## Challenge
Omit the pictures and return every entry exactly as written.

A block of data
************

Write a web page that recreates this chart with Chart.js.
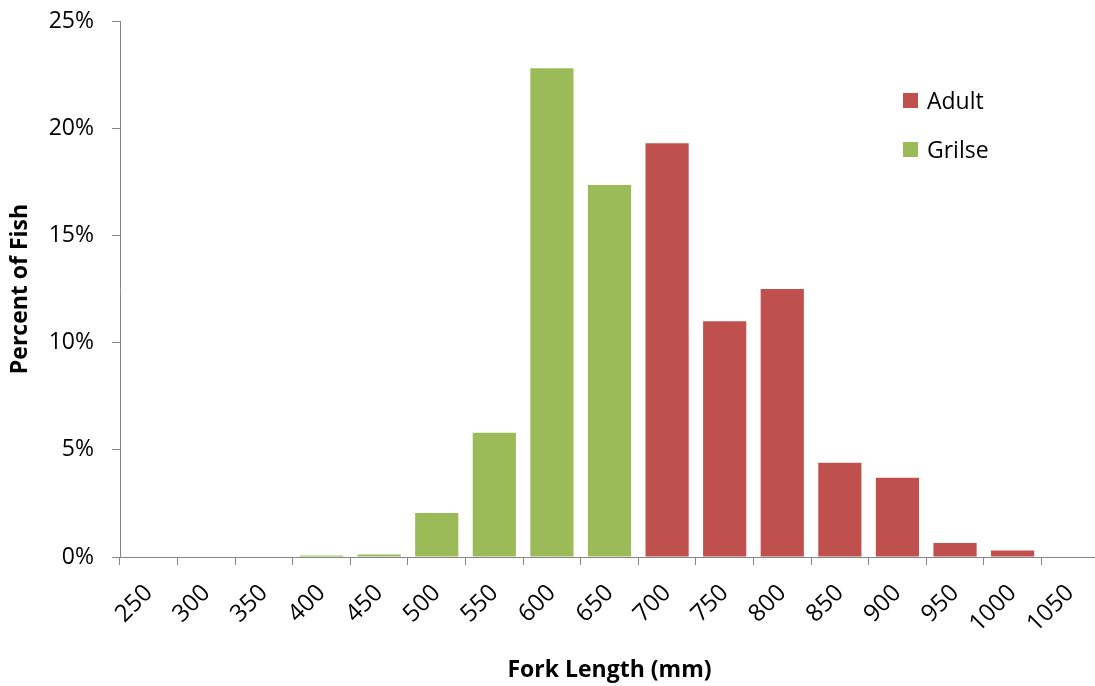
<!DOCTYPE html>
<html>
<head>
<meta charset="utf-8">
<script src="https://cdn.jsdelivr.net/npm/chart.js@4.4.1/dist/chart.umd.min.js"></script>
<style>
    html, body { margin: 0; padding: 0; background: #fff; overflow: hidden; }
    .wrap { position: relative; width: 1095px; height: 686px; overflow: hidden; }
    #chart { position: absolute; left: 0; top: 0; }
    .legend { position: absolute; left: 903px; top: 86px; font-family: 'Open Sans', sans-serif; font-size: 23px; color: #000; }
    .legend-item { display: flex; align-items: center; height: 28px; margin-bottom: 21px; }
    .legend-box { width: 15px; height: 15px; margin-right: 9px; }
</style>
</head>
<body>
<div class="wrap">
    <canvas id="chart" width="1102" height="686"></canvas>
    <div class="legend" id="legend"></div>
</div>
<script>
// Fork length bins (mm)
const categories = ['250', '300', '350', '400', '450', '500', '550', '600', '650',
    '700', '750', '800', '850', '900', '950', '1000', '1050'];

// Percent of fish in each bin
const adultValues = [null, null, null, null, null, null, null, null, null,
    19.3, 11.0, 12.5, 4.4, 3.7, 0.65, 0.3, null];
const grilseValues = [null, null, null, 0.07, 0.12, 2.05, 5.8, 22.8, 17.35,
    null, null, null, null, null, null, null, null];

// Y axis ticks
const yTicks = [0, 5, 10, 15, 20, 25];

const axisColor = '#868686';
const fontFamily = "'Open Sans', sans-serif";

const ctx = document.getElementById('chart').getContext('2d');
const chart = new Chart(ctx, {
    type: 'bar',
    data: {
        labels: categories,
        datasets: [{
            label: 'Adult',
            data: adultValues,
            backgroundColor: '#C0504D',
            borderWidth: 0
        }, {
            label: 'Grilse',
            data: grilseValues,
            backgroundColor: '#9BBB59',
            borderWidth: 0
        }]
    },
    options: {
        responsive: false,
        animation: false,
        devicePixelRatio: 1,
        layout: {
            padding: { top: 21, right: 3, left: 0, bottom: 0 }
        },
        datasets: {
            bar: {
                categoryPercentage: 1,
                barPercentage: 0.75
            }
        },
        plugins: {
            legend: { display: false },
            tooltip: { enabled: false }
        },
        scales: {
            x: {
                stacked: true,
                grid: {
                    drawOnChartArea: false,
                    drawTicks: true,
                    tickLength: 8,
                    color: axisColor
                },
                border: { color: axisColor },
                ticks: {
                    color: '#000',
                    minRotation: 45,
                    maxRotation: 45,
                    autoSkip: false,
                    padding: 14,
                    font: { family: fontFamily, size: 24 }
                },
                title: {
                    display: true,
                    text: 'Fork Length (mm)',
                    color: '#000',
                    padding: { top: 0, bottom: 2 },
                    font: { family: fontFamily, size: 23, weight: 'bold' }
                },
                afterFit: (scale) => {
                    scale.height = 129;
                    scale.paddingLeft = 0;
                    scale.paddingRight = 0;
                }
            },
            y: {
                stacked: true,
                min: 0,
                max: 25,
                afterBuildTicks: (scale) => {
                    scale.ticks = yTicks.map(v => ({ value: v }));
                },
                grid: {
                    drawOnChartArea: false,
                    drawTicks: true,
                    tickLength: 8,
                    color: axisColor
                },
                border: { color: axisColor },
                ticks: {
                    color: '#000',
                    padding: 18,
                    font: { family: fontFamily, size: 23 },
                    callback: value => value + '%'
                },
                title: {
                    display: true,
                    text: 'Percent of Fish',
                    color: '#000',
                    padding: { top: 7, bottom: 0 },
                    font: { family: fontFamily, size: 23, weight: 'bold' }
                },
                afterFit: (scale) => {
                    scale.width = 120;
                    scale.paddingTop = 0;
                    scale.paddingBottom = 0;
                }
            }
        }
    }
});

// Legend (inside the plot area, top right)
const legendEl = document.getElementById('legend');
chart.data.datasets.forEach(ds => {
    const item = document.createElement('div');
    item.className = 'legend-item';
    item.innerHTML = `<span class="legend-box" style="background:${ds.backgroundColor}"></span>${ds.label}`;
    legendEl.appendChild(item);
});
</script>
</body>
</html>
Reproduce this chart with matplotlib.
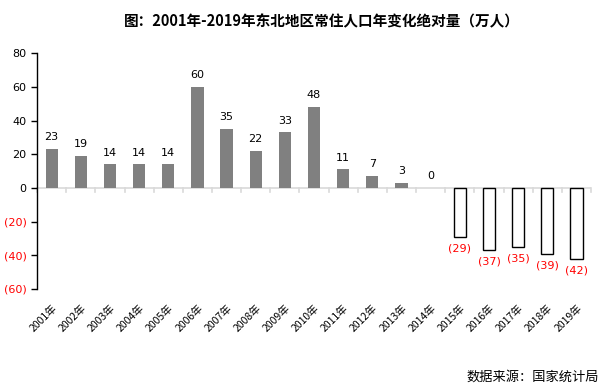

************

## Answer for the task
Write a web page that recreates this chart with Chart.js.
<!DOCTYPE html>
<html>
<head>
<meta charset="utf-8">
<script src="https://cdn.jsdelivr.net/npm/chart.js@4.4.1/dist/chart.umd.min.js"></script>
<style>
    html, body { margin: 0; padding: 0; background: #fff; overflow: hidden; }
    .wrap { position: relative; width: 1095px; height: 686px; overflow: hidden; }
    #chart { position: absolute; left: 0; top: 0; }
    .legend { position: absolute; left: 903px; top: 86px; font-family: 'Open Sans', sans-serif; font-size: 23px; color: #000; }
    .legend-item { display: flex; align-items: center; height: 28px; margin-bottom: 21px; }
    .legend-box { width: 15px; height: 15px; margin-right: 9px; }
</style>
</head>
<body>
<div class="wrap">
    <canvas id="chart" width="1102" height="686"></canvas>
    <div class="legend" id="legend"></div>
</div>
<script>
// Fork length bins (mm)
const categories = ['250', '300', '350', '400', '450', '500', '550', '600', '650',
    '700', '750', '800', '850', '900', '950', '1000', '1050'];

// Percent of fish in each bin
const adultValues = [null, null, null, null, null, null, null, null, null,
    19.3, 11.0, 12.5, 4.4, 3.7, 0.65, 0.3, null];
const grilseValues = [null, null, null, 0.07, 0.12, 2.05, 5.8, 22.8, 17.35,
    null, null, null, null, null, null, null, null];

// Y axis ticks
const yTicks = [0, 5, 10, 15, 20, 25];

const axisColor = '#868686';
const fontFamily = "'Open Sans', sans-serif";

const ctx = document.getElementById('chart').getContext('2d');
const chart = new Chart(ctx, {
    type: 'bar',
    data: {
        labels: categories,
        datasets: [{
            label: 'Adult',
            data: adultValues,
            backgroundColor: '#C0504D',
            borderWidth: 0
        }, {
            label: 'Grilse',
            data: grilseValues,
            backgroundColor: '#9BBB59',
            borderWidth: 0
        }]
    },
    options: {
        responsive: false,
        animation: false,
        devicePixelRatio: 1,
        layout: {
            padding: { top: 21, right: 3, left: 0, bottom: 0 }
        },
        datasets: {
            bar: {
                categoryPercentage: 1,
                barPercentage: 0.75
            }
        },
        plugins: {
            legend: { display: false },
            tooltip: { enabled: false }
        },
        scales: {
            x: {
                stacked: true,
                grid: {
                    drawOnChartArea: false,
                    drawTicks: true,
                    tickLength: 8,
                    color: axisColor
                },
                border: { color: axisColor },
                ticks: {
                    color: '#000',
                    minRotation: 45,
                    maxRotation: 45,
                    autoSkip: false,
                    padding: 14,
                    font: { family: fontFamily, size: 24 }
                },
                title: {
                    display: true,
                    text: 'Fork Length (mm)',
                    color: '#000',
                    padding: { top: 0, bottom: 2 },
                    font: { family: fontFamily, size: 23, weight: 'bold' }
                },
                afterFit: (scale) => {
                    scale.height = 129;
                    scale.paddingLeft = 0;
                    scale.paddingRight = 0;
                }
            },
            y: {
                stacked: true,
                min: 0,
                max: 25,
                afterBuildTicks: (scale) => {
                    scale.ticks = yTicks.map(v => ({ value: v }));
                },
                grid: {
                    drawOnChartArea: false,
                    drawTicks: true,
                    tickLength: 8,
                    color: axisColor
                },
                border: { color: axisColor },
                ticks: {
                    color: '#000',
                    padding: 18,
                    font: { family: fontFamily, size: 23 },
                    callback: value => value + '%'
                },
                title: {
                    display: true,
                    text: 'Percent of Fish',
                    color: '#000',
                    padding: { top: 7, bottom: 0 },
                    font: { family: fontFamily, size: 23, weight: 'bold' }
                },
                afterFit: (scale) => {
                    scale.width = 120;
                    scale.paddingTop = 0;
                    scale.paddingBottom = 0;
                }
            }
        }
    }
});

// Legend (inside the plot area, top right)
const legendEl = document.getElementById('legend');
chart.data.datasets.forEach(ds => {
    const item = document.createElement('div');
    item.className = 'legend-item';
    item.innerHTML = `<span class="legend-box" style="background:${ds.backgroundColor}"></span>${ds.label}`;
    legendEl.appendChild(item);
});
</script>
</body>
</html>
Reproduce this chart with matplotlib.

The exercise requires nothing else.